- **The problem**: Pull out exactly the lines from the line containing "Write the Chart.js code for this chart." to the line containing "values2019, values2022, values2024];", both lines included, with pictures removed from the copy.

- **Input for this task**:

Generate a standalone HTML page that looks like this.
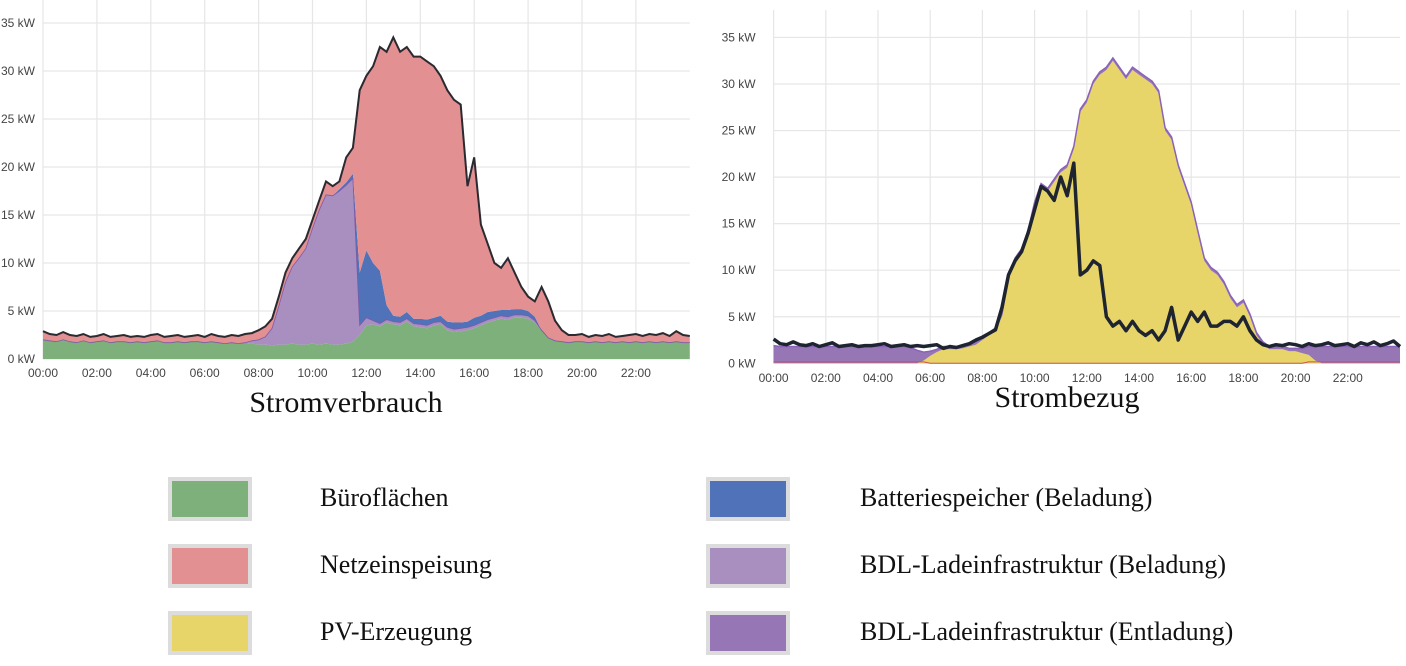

---

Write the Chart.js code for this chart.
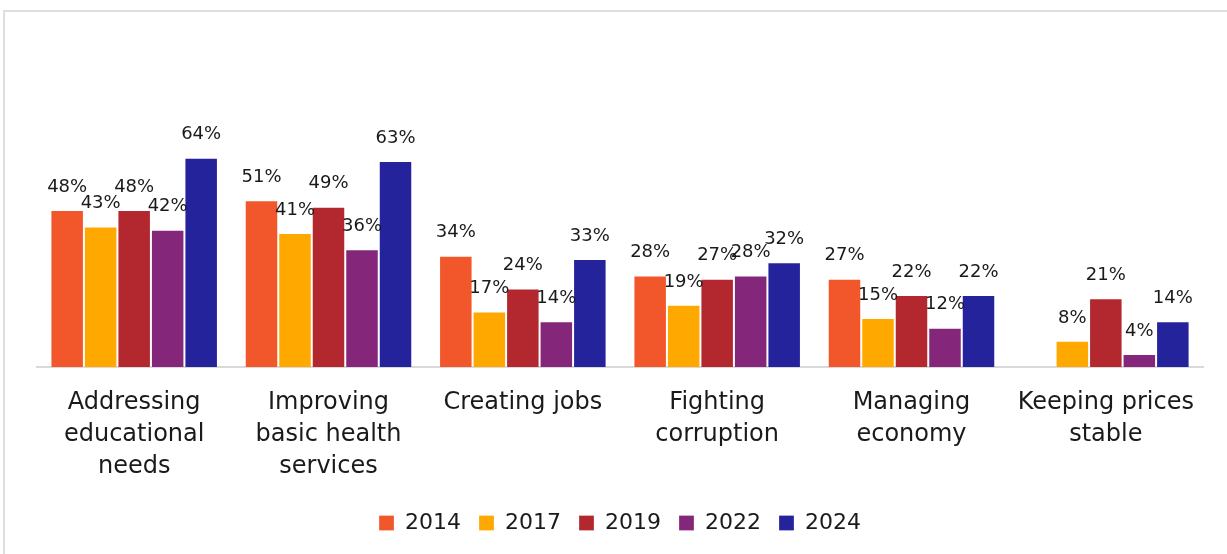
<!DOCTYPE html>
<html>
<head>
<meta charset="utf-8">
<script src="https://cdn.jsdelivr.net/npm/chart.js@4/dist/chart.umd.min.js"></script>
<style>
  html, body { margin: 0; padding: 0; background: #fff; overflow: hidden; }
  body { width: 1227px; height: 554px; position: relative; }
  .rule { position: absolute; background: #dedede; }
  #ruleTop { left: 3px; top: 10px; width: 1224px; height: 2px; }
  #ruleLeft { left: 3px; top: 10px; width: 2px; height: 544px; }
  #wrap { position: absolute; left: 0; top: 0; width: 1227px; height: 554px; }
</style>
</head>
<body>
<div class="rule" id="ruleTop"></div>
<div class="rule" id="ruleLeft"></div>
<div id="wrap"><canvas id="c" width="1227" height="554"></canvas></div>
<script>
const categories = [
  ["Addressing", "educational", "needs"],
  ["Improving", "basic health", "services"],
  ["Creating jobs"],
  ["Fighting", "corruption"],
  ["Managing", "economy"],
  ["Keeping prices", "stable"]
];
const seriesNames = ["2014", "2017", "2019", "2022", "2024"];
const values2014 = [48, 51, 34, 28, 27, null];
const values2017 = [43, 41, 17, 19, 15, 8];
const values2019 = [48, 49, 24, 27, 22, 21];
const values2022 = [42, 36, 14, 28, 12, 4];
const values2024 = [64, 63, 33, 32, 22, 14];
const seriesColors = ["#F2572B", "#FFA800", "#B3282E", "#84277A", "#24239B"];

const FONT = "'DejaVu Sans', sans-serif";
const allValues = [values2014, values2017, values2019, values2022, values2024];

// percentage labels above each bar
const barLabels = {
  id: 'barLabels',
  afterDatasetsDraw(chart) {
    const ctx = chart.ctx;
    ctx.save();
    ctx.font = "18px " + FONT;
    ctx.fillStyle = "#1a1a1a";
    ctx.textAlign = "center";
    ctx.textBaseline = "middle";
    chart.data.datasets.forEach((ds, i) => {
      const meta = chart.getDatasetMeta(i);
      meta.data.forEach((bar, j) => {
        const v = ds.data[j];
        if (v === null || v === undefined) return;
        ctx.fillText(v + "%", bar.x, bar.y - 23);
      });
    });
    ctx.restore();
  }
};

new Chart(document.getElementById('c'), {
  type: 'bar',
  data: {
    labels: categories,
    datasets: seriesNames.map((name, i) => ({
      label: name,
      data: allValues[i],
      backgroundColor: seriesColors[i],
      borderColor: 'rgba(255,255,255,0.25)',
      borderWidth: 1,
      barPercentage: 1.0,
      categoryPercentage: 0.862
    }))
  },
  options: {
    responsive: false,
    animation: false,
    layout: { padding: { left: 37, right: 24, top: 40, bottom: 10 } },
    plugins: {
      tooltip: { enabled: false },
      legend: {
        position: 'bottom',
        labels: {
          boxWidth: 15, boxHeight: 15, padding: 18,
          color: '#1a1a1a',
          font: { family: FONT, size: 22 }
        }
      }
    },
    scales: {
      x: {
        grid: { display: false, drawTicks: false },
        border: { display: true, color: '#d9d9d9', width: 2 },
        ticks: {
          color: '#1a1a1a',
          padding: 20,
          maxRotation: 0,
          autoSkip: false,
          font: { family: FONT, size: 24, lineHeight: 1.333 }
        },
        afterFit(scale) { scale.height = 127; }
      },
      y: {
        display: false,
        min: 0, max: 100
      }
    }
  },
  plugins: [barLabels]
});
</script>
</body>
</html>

* * *

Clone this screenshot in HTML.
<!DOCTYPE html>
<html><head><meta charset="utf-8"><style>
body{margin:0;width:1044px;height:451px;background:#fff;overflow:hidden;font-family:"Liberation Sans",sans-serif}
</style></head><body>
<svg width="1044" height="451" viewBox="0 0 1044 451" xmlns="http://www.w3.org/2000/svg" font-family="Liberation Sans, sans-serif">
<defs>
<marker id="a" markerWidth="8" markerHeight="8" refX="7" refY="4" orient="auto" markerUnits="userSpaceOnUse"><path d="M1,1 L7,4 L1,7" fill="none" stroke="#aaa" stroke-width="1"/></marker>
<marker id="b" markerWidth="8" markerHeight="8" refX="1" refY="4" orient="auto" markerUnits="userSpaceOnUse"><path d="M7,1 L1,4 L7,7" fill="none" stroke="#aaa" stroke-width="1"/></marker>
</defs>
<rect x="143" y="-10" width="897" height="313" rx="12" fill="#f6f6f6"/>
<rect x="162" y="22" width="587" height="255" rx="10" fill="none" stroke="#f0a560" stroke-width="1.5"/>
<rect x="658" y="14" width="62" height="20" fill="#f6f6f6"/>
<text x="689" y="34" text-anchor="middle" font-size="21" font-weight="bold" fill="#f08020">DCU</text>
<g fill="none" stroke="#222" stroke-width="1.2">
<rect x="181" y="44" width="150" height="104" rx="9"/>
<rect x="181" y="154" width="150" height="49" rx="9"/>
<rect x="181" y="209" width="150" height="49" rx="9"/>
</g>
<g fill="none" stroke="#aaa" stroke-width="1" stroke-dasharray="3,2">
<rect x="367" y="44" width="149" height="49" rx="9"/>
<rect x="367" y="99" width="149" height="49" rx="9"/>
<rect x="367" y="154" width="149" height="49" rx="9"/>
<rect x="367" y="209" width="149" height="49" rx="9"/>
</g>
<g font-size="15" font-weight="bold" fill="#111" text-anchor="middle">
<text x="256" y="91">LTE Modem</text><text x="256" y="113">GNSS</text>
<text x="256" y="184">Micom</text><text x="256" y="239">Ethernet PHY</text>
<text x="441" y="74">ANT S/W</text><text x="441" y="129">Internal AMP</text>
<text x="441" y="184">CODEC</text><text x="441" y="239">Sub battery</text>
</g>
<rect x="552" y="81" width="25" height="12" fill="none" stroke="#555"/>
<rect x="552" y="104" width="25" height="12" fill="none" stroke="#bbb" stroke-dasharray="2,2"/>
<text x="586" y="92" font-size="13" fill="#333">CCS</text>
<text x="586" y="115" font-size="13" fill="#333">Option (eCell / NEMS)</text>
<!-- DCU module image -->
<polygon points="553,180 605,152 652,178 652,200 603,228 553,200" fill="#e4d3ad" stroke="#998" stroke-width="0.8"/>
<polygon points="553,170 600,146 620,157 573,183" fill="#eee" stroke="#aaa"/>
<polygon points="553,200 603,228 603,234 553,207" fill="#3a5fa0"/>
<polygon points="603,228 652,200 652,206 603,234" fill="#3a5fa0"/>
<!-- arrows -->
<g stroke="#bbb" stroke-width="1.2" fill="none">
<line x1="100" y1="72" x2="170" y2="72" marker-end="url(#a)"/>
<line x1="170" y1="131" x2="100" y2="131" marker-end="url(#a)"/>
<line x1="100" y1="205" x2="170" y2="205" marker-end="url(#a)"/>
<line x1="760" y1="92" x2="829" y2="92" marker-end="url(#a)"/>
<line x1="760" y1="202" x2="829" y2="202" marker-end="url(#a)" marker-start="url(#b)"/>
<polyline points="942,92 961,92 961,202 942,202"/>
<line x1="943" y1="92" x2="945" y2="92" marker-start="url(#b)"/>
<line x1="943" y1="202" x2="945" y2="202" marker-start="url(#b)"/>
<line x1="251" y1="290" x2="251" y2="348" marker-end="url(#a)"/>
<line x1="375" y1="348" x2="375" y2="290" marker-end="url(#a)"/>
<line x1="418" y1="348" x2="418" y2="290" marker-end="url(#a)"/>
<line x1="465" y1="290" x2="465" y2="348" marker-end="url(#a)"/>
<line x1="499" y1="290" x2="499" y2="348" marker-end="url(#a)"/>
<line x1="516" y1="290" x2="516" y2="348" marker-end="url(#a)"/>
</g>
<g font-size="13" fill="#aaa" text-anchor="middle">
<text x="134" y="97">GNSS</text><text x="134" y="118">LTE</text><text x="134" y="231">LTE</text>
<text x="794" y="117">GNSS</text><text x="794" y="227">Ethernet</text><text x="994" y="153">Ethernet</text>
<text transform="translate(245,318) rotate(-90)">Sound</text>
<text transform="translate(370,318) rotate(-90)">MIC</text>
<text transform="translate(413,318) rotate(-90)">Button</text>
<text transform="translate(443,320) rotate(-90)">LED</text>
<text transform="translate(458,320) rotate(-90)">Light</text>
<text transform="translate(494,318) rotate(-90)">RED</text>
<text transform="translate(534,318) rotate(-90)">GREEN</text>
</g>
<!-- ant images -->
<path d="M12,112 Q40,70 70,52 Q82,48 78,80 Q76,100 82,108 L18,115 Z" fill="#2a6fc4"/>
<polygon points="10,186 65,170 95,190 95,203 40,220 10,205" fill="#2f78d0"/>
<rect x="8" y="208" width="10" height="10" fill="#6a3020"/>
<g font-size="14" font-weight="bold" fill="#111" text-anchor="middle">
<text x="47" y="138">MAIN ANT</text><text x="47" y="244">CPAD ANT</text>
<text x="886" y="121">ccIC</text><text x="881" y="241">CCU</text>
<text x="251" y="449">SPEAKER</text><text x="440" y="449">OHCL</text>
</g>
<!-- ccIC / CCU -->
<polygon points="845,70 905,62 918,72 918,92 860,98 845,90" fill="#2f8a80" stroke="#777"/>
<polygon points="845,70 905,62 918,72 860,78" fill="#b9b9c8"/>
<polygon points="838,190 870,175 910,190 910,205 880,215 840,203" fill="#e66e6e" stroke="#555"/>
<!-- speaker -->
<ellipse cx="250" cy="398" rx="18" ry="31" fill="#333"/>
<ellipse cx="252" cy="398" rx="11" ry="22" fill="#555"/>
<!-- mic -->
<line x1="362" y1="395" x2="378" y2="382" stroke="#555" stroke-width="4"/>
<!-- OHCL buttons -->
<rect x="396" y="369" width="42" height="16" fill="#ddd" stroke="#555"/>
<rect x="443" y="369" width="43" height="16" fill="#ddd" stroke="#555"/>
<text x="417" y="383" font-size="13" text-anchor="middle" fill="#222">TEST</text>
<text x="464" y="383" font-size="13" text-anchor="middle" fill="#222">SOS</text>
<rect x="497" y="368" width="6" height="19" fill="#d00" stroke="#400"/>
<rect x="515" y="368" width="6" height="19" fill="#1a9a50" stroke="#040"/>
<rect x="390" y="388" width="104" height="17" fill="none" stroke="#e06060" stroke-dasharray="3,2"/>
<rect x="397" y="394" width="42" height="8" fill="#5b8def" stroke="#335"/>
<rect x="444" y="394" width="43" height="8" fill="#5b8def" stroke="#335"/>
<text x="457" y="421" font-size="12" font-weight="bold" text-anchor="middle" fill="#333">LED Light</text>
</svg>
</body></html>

- **Full solution**:
Write the Chart.js code for this chart.
<!DOCTYPE html>
<html>
<head>
<meta charset="utf-8">
<script src="https://cdn.jsdelivr.net/npm/chart.js@4/dist/chart.umd.min.js"></script>
<style>
  html, body { margin: 0; padding: 0; background: #fff; overflow: hidden; }
  body { width: 1227px; height: 554px; position: relative; }
  .rule { position: absolute; background: #dedede; }
  #ruleTop { left: 3px; top: 10px; width: 1224px; height: 2px; }
  #ruleLeft { left: 3px; top: 10px; width: 2px; height: 544px; }
  #wrap { position: absolute; left: 0; top: 0; width: 1227px; height: 554px; }
</style>
</head>
<body>
<div class="rule" id="ruleTop"></div>
<div class="rule" id="ruleLeft"></div>
<div id="wrap"><canvas id="c" width="1227" height="554"></canvas></div>
<script>
const categories = [
  ["Addressing", "educational", "needs"],
  ["Improving", "basic health", "services"],
  ["Creating jobs"],
  ["Fighting", "corruption"],
  ["Managing", "economy"],
  ["Keeping prices", "stable"]
];
const seriesNames = ["2014", "2017", "2019", "2022", "2024"];
const values2014 = [48, 51, 34, 28, 27, null];
const values2017 = [43, 41, 17, 19, 15, 8];
const values2019 = [48, 49, 24, 27, 22, 21];
const values2022 = [42, 36, 14, 28, 12, 4];
const values2024 = [64, 63, 33, 32, 22, 14];
const seriesColors = ["#F2572B", "#FFA800", "#B3282E", "#84277A", "#24239B"];

const FONT = "'DejaVu Sans', sans-serif";
const allValues = [values2014, values2017, values2019, values2022, values2024];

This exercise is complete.